We learn a lesson from Hannah. She gave up her son in service to the Lord. She didn’t try to make excuses to God. And she didn’t know if she would ever have any more children. But she remained faithful to her promise to dedicate her son to God’s service. We learn from Hannah that living with integrity—keeping one’s promise—is one way to live God’s call in hard times.
We learn a lesson from Eli. While Eli was reluctant to confront his sons about their bad behavior, he did maintain an open heart to God. He taught Samuel to be able to hear God’s voice and even encouraged him to share openly with him about the message that God had given him, even if he knew that it would be at a personal cost to him. We learn from Eli that pointing others to God is one way to live God’s call in hard times.

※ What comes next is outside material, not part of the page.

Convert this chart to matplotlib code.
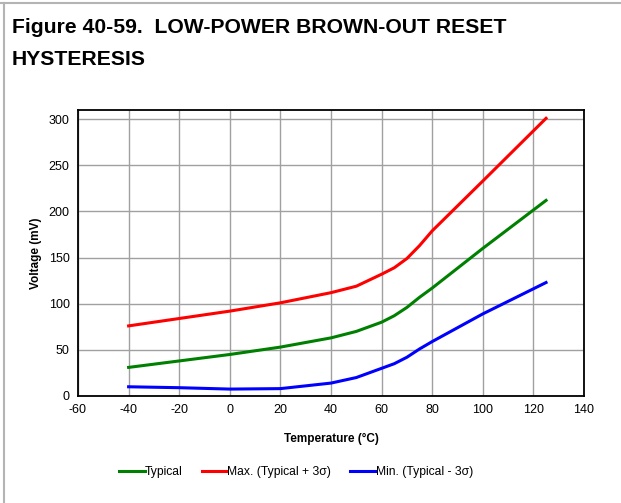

We learn a lesson from Samuel. Samuel did not get a say in whether he would be raised in service to the Lord. He was handed over as a 3 year old to be shaped and formed by the priest Eli. And yet, Samuel was obedient. He acts heroically when he is faithful despite the fact that he really has been dealt a difficult hand. We learn from Samuel that God speaks to us when we are listening and sheer obedience is the way to live God’s call in hard times.
We even learn a lesson from Hophni and Phinehas. While it may seem that you’re living a self-indulgent life without any consequences, eventually sin and obedience catches us to you. We learn from these two guys that God has a standard and we are to keep it even in hard times.
The rest of the story:
Hannah went on to miraculously have more children—3 sons and 2 daughters—and was blessed for her willingness to serve God faithful. And Samuel, despite his difficult first task, went on to live a blessed life with all his enemies slain by just a simple nod of his head. His rule as a judge ushered in a time of peace and harmony for the people of Israel and his team always won….Uh-oh, there’s that tricky caricature, again! The first part about Hannah is true, but that’s not quite what happened. Even though he encountered many difficult days in his life, Samuel did grow up to be a figure in the history of Israel that ushered in a new period: the Monarchy. He anointed the first king, Saul, and then the Greatest King, David, preparing a new chapter in the lives of the people of Israel. His faithful mother would never have known that day when she prayed desperately for a child that her son would grow up to play such an important role in the history of Israel! That he would become a mouthpiece for God during a time of much silence. That he would speak words of truth to King David, preparing him for his role as the unifier of Israel (even a unified Israel lasted for only a brief time).
We’re living in hard times. We often feel tossed and torn by the pressures that come our way. We have relationship pressures, academic pressures, and financial pressures. We vacillate between silence of God and steps that seem impossible to follow. The word of the Lord seems to be apparent to everyone around us except for us! We try to pray, but our prayers feel as though they hit the ceiling and never reach God’s ears. We compare our faith to those around us and seem to never match up. We ask forgiveness for the same thing over and over again, never quite feeling like we’re back in God’s good graces. And we forget that in the hard times, God is present here with us.
It’s good that we don’t write the end of the stories. It’s good that we learn how to live out the call of God in the hard times. It’s good that God has left us with the image of a Savior that endured difficulty, and we can look not only to what Christ did, but also to what he is doing in the world today.